Task statement:
Print, word for word, every line from the beginning of the listing up to and including the line with "self.anchor = H - anchor_y". Pictures are to be excluded.

Dataset section:
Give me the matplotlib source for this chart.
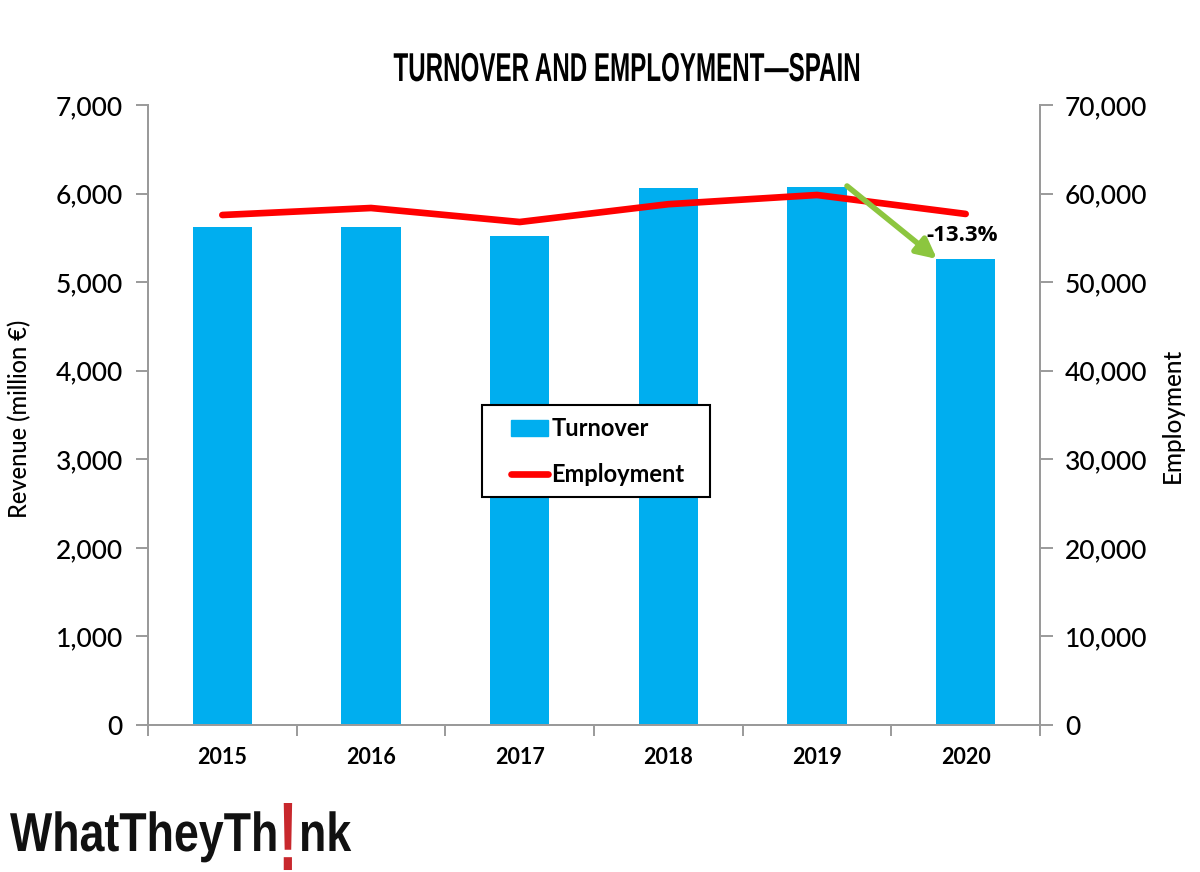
import matplotlib
matplotlib.use('Agg')
import matplotlib.pyplot as plt
from matplotlib.lines import Line2D
from matplotlib.patches import Patch, Rectangle
from matplotlib.patheffects import AbstractPathEffect
from matplotlib.ticker import FuncFormatter
from matplotlib.transforms import Affine2D

years = ['2015', '2016', '2017', '2018', '2019', '2020']
turnover = [5623, 5625, 5520, 6063, 6070, 5261]
employment = [57580, 58370, 56790, 58800, 59840, 57700]

W, H = 1200, 872
BLUE = '#00AEEF'
RED = '#FF0000'
GREY = '#9A9A9A'
TEXT_FONT = ['Lato', 'DejaVu Sans']
BLOCK_FONT = ['Liberation Sans', 'DejaVu Sans']

fig = plt.figure(figsize=(W / 100, H / 100), dpi=100)
ax = fig.add_axes([148 / W, 1 - 725 / H, (1040 - 148) / W, (725 - 105) / H])
ax2 = ax.twinx()


def px(x, y):
    return x / W, 1 - y / H


# no condensed font installed, so stretch the glyphs upward when drawing
class Stretch(AbstractPathEffect):
    def __init__(self, factor, anchor_y):
        super().__init__()
        self.factor = factor
        self.anchor = H - anchor_y

    def draw_path(self, renderer, gc, tpath, affine, rgbFace=None):
        tall = affine + Affine2D().translate(0, -self.anchor).scale(1, self.factor).translate(0, self.anchor)
        renderer.draw_path(gc, tpath, tall, rgbFace)


xs = list(range(len(years)))
ax.bar(xs, turnover, width=0.4, color=BLUE, zorder=2)
ax.set_xlim(-0.5, 5.5)
ax.set_ylim(0, 7000)
ax2.set_ylim(0, 70000)
ax2.plot(xs, employment, color=RED, lw=4.8, solid_capstyle='round', zorder=3)

fmt = FuncFormatter(lambda v, _: f'{int(v):,}')
ax.set_yticks(range(0, 7001, 1000))
ax2.set_yticks(range(0, 70001, 10000))
ax.yaxis.set_major_formatter(fmt)
ax2.yaxis.set_major_formatter(fmt)

# x ticks sit between the categories
ax.set_xticks([x - 0.5 for x in range(7)])
ax.set_xticklabels([])
ax.set_xticks(xs, minor=True)
ax.set_xticklabels(years, minor=True, fontsize=15.5, fontweight='bold', family=TEXT_FONT)
ax.tick_params(axis='x', which='major', length=8, width=1.4, color=GREY)
ax.tick_params(axis='x', which='minor', length=0, pad=16)
ax.tick_params(axis='y', length=9, width=1.4, color=GREY, labelsize=19, pad=9)
ax2.tick_params(axis='y', length=9, width=1.4, color=GREY, labelsize=19, pad=9)
for lab in ax.get_yticklabels() + ax2.get_yticklabels():
    lab.set_family(TEXT_FONT)
    lab.set_fontweight('medium')

for a in (ax, ax2):
    a.spines['top'].set_visible(False)
    for s in ('left', 'right', 'bottom'):
        a.spines[s].set_color(GREY)
        a.spines[s].set_linewidth(1.4)

title = fig.text(*px(627, 81), 'TURNOVER AND EMPLOYMENT—SPAIN', ha='center', va='baseline',
                 fontsize=17.4, fontweight='bold', family=BLOCK_FONT)
title.set_path_effects([Stretch(1.667, 81)])
fig.text(*px(20, 419), 'Revenue (million €)', rotation=90, ha='center', va='center',
         fontsize=17, fontweight='medium', family=TEXT_FONT)
fig.text(*px(1172, 415), 'Employment', rotation=90, ha='center', va='center',
         fontsize=17.5, fontweight='medium', family=TEXT_FONT)

# green change arrow
ax2.annotate('', xy=px(937, 259), xytext=px(847, 186),
             xycoords='figure fraction', textcoords='figure fraction',
             arrowprops=dict(arrowstyle='-|>,head_width=0.5,head_length=1.0',
                             color='#8CC63F', lw=4, shrinkA=0, shrinkB=0, mutation_scale=12),
             zorder=4)
fig.text(*px(962, 235), '-13.3%', ha='center', va='center', fontsize=16,
         fontweight='bold', family=['Open Sans', 'DejaVu Sans'], zorder=5)

ax2.add_patch(Rectangle(px(482, 497), 228 / W, 92 / H, transform=fig.transFigure,
                        fc='white', ec='black', lw=1.5, zorder=5, clip_on=False))
handles = [Patch(color=BLUE, label='Turnover'),
           Line2D([0], [0], color=RED, lw=4.8, solid_capstyle='round', label='Employment')]
leg = ax2.legend(handles=handles, loc='center', bbox_to_anchor=px(598, 451.5),
                 bbox_transform=fig.transFigure, frameon=False,
                 prop=dict(family=TEXT_FONT, size=17, weight='bold'),
                 handlelength=1.55, handletextpad=0.15, labelspacing=0.96,
                 borderpad=0, borderaxespad=0)
leg.set_zorder(6)

# logo, three pieces so the exclamation mark can be red
logo = dict(fontsize=32.2, fontweight='bold', family=BLOCK_FONT, va='baseline', ha='left', color='#111111')
fig.text(*px(10, 851), 'WhatTheyTh', path_effects=[Stretch(1.227, 851)], **logo)
fig.text(*px(288, 853), '!', ha='center', va='baseline', color='#C8282D', fontsize=42,
         fontweight='bold', family=BLOCK_FONT, path_effects=[Stretch(1.67, 827.6)])
fig.text(*px(299, 851), 'nk', path_effects=[Stretch(1.227, 851)], **logo)

fig.savefig('out.png', dpi=100, facecolor='white')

Exercise response:
Give me the matplotlib source for this chart.
import matplotlib
matplotlib.use('Agg')
import matplotlib.pyplot as plt
from matplotlib.lines import Line2D
from matplotlib.patches import Patch, Rectangle
from matplotlib.patheffects import AbstractPathEffect
from matplotlib.ticker import FuncFormatter
from matplotlib.transforms import Affine2D

years = ['2015', '2016', '2017', '2018', '2019', '2020']
turnover = [5623, 5625, 5520, 6063, 6070, 5261]
employment = [57580, 58370, 56790, 58800, 59840, 57700]

W, H = 1200, 872
BLUE = '#00AEEF'
RED = '#FF0000'
GREY = '#9A9A9A'
TEXT_FONT = ['Lato', 'DejaVu Sans']
BLOCK_FONT = ['Liberation Sans', 'DejaVu Sans']

fig = plt.figure(figsize=(W / 100, H / 100), dpi=100)
ax = fig.add_axes([148 / W, 1 - 725 / H, (1040 - 148) / W, (725 - 105) / H])
ax2 = ax.twinx()


def px(x, y):
    return x / W, 1 - y / H


# no condensed font installed, so stretch the glyphs upward when drawing
class Stretch(AbstractPathEffect):
    def __init__(self, factor, anchor_y):
        super().__init__()
        self.factor = factor
        self.anchor = H - anchor_y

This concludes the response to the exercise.